--- begin PROVIDED DATA ---

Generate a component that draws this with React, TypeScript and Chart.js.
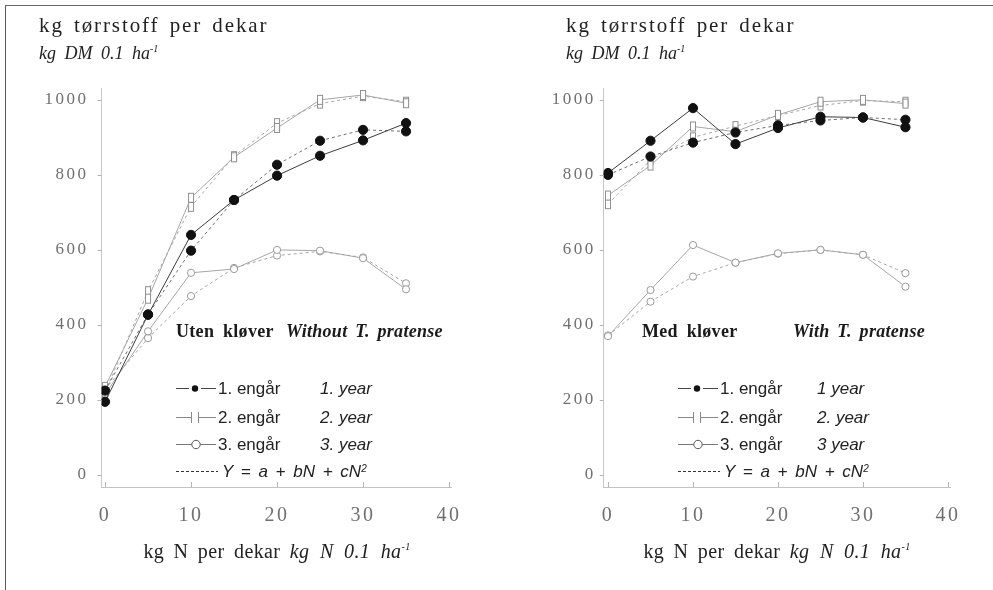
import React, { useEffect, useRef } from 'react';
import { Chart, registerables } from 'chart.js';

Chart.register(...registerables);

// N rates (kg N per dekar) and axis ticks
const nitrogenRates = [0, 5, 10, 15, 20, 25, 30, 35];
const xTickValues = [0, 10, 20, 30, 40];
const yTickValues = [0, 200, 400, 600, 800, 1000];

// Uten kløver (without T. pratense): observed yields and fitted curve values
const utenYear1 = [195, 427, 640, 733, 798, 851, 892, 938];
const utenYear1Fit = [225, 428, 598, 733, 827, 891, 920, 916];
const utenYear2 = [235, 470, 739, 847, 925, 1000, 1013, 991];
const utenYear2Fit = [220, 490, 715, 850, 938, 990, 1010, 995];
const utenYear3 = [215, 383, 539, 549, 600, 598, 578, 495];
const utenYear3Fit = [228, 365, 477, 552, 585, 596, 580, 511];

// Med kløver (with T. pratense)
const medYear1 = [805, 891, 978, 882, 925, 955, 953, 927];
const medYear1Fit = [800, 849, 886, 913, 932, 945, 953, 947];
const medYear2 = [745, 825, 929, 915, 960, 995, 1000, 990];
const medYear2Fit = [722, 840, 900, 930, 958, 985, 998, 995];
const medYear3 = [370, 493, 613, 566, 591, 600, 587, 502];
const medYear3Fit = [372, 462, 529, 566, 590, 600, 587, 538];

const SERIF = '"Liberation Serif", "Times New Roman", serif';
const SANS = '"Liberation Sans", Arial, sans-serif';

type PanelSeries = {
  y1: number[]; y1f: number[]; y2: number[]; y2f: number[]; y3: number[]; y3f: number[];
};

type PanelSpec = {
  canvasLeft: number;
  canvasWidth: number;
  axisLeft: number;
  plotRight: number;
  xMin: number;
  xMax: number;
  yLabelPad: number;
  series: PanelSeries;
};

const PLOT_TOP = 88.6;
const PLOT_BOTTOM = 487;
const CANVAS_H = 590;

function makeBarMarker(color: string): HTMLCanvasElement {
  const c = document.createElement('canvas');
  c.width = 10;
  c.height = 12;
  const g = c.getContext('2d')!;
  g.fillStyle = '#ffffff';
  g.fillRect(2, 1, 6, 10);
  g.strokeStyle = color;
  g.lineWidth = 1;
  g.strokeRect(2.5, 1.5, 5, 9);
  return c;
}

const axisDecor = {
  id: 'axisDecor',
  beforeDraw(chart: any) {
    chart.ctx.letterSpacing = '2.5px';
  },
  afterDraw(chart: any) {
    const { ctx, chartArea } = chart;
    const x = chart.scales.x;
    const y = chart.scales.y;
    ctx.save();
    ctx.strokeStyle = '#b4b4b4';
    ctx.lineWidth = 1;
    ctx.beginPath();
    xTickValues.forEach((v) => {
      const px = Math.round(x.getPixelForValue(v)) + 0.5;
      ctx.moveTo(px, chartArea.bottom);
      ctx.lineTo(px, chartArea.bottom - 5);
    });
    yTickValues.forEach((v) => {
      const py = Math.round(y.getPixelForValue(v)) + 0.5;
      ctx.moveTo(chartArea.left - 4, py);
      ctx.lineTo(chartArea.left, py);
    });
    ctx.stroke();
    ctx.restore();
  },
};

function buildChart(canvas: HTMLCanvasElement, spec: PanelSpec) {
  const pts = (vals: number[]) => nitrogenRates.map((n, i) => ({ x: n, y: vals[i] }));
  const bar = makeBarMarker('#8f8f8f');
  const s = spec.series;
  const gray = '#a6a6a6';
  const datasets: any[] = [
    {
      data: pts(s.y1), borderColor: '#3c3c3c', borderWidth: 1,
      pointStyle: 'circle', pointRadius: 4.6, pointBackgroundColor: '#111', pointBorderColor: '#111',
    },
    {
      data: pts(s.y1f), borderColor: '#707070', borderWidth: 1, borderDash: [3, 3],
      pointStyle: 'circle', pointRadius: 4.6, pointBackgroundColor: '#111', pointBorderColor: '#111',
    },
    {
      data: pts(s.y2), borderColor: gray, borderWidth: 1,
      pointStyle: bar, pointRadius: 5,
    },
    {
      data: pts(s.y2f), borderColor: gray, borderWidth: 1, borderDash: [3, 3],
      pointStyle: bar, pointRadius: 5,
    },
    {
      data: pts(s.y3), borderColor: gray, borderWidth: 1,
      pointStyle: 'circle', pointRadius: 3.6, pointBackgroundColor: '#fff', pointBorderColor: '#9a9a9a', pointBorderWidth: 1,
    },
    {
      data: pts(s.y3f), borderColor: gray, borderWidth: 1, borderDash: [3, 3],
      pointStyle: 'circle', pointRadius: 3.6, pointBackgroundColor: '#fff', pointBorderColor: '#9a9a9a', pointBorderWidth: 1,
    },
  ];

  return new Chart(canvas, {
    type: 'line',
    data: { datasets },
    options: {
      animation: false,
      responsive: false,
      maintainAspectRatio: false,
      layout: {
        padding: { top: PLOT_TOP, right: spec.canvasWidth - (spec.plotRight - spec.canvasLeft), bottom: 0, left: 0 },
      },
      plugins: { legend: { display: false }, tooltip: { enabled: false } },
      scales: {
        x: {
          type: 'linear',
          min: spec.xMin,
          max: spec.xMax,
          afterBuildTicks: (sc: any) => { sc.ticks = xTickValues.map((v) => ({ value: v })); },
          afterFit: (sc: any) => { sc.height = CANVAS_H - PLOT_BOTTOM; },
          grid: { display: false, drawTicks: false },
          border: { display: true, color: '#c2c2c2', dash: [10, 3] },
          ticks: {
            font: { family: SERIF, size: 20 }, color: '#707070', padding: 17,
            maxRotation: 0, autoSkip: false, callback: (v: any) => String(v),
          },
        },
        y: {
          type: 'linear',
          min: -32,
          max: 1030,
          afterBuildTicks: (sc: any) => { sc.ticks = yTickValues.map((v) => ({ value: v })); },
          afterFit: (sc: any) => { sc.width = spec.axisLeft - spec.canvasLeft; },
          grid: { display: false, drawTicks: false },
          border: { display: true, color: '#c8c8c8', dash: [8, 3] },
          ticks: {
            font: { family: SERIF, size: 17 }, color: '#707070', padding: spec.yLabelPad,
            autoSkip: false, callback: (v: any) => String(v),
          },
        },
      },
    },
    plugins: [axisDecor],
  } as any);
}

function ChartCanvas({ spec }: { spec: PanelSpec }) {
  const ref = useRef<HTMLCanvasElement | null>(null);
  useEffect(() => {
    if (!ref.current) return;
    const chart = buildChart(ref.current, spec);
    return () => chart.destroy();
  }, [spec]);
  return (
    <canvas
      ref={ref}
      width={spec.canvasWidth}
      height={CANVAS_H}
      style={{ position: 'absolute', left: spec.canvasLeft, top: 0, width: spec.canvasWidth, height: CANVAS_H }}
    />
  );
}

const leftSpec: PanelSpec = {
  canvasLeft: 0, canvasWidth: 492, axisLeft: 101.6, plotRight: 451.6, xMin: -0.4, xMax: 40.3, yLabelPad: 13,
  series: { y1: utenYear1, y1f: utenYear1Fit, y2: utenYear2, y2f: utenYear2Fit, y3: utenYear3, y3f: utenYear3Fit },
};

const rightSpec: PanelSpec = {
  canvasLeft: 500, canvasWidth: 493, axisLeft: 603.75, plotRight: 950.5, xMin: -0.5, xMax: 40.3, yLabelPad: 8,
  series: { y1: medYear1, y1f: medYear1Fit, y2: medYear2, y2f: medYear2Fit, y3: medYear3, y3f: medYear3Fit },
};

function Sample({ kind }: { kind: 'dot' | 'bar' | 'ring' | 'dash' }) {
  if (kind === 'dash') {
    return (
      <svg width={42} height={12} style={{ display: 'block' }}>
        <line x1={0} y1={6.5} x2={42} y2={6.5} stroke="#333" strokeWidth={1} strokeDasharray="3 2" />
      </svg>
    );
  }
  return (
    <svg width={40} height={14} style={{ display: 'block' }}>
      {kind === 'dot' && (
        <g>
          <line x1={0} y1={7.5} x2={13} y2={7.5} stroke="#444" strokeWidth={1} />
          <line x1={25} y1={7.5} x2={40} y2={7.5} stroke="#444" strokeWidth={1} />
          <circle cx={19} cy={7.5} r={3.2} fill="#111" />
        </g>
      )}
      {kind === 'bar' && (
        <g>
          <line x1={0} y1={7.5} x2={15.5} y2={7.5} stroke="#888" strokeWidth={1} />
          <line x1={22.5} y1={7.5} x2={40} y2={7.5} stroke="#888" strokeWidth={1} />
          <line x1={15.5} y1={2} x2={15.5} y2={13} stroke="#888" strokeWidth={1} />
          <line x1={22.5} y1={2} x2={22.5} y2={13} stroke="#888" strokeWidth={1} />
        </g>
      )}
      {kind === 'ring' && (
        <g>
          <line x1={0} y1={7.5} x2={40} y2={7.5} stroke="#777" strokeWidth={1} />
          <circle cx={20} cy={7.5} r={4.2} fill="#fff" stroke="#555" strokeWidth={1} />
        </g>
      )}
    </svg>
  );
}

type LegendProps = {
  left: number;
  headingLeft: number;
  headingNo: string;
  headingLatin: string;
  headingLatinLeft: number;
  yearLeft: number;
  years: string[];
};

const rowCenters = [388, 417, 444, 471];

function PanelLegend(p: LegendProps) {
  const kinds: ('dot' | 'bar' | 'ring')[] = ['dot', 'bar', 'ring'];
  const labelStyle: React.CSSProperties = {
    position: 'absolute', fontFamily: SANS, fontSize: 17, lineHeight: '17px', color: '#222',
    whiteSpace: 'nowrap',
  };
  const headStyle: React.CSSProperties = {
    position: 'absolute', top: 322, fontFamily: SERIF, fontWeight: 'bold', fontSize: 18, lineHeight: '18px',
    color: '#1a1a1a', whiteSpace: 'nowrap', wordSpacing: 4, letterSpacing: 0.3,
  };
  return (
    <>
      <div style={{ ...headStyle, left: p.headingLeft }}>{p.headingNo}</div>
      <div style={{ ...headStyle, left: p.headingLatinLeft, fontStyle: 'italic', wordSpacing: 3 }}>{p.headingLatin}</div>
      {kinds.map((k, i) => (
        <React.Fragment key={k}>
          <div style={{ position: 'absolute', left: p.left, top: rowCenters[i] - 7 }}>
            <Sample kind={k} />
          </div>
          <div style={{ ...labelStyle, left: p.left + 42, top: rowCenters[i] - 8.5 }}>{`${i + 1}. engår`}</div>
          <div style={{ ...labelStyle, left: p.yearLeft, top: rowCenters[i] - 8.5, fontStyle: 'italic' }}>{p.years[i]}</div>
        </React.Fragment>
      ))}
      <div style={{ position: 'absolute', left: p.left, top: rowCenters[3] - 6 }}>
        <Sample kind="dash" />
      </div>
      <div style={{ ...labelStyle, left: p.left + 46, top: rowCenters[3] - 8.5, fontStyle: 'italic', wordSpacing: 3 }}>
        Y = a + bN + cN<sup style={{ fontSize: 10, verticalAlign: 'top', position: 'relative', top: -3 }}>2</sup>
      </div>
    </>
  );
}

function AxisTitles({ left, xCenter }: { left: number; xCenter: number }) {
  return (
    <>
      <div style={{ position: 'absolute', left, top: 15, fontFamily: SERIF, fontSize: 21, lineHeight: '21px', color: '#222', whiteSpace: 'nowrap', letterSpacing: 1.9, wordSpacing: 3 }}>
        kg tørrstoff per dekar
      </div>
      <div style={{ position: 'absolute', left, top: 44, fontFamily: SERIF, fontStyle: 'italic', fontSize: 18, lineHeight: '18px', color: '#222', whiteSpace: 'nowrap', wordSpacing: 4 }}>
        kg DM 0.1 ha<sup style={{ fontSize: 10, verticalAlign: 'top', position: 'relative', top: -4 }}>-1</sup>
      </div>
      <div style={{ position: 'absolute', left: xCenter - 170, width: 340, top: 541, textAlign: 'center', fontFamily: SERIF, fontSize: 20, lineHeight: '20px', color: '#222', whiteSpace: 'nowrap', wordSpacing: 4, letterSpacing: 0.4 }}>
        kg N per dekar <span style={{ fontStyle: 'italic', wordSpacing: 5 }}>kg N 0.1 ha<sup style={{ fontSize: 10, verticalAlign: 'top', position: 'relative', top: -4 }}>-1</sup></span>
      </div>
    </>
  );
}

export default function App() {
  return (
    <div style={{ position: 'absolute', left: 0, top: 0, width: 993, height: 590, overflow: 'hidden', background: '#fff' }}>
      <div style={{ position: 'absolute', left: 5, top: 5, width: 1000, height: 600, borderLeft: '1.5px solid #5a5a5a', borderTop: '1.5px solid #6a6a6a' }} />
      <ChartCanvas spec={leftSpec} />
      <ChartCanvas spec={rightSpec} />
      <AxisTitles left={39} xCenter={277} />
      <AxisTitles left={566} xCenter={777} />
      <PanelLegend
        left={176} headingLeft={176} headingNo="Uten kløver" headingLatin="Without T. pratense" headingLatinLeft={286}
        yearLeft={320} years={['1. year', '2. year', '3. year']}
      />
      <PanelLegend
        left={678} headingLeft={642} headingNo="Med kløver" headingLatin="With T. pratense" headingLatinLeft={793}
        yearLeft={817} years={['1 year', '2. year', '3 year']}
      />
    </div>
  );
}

--- end PROVIDED DATA ---

INSTRUCTION
Copy nothing but the lines from the top of the data down to the line containing "const yTickValues = [0, 200, 400, 600, 800, 1000];", and leave the pictures out.

TASK ANSWER
Generate a component that draws this with React, TypeScript and Chart.js.
import React, { useEffect, useRef } from 'react';
import { Chart, registerables } from 'chart.js';

Chart.register(...registerables);

// N rates (kg N per dekar) and axis ticks
const nitrogenRates = [0, 5, 10, 15, 20, 25, 30, 35];
const xTickValues = [0, 10, 20, 30, 40];
const yTickValues = [0, 200, 400, 600, 800, 1000];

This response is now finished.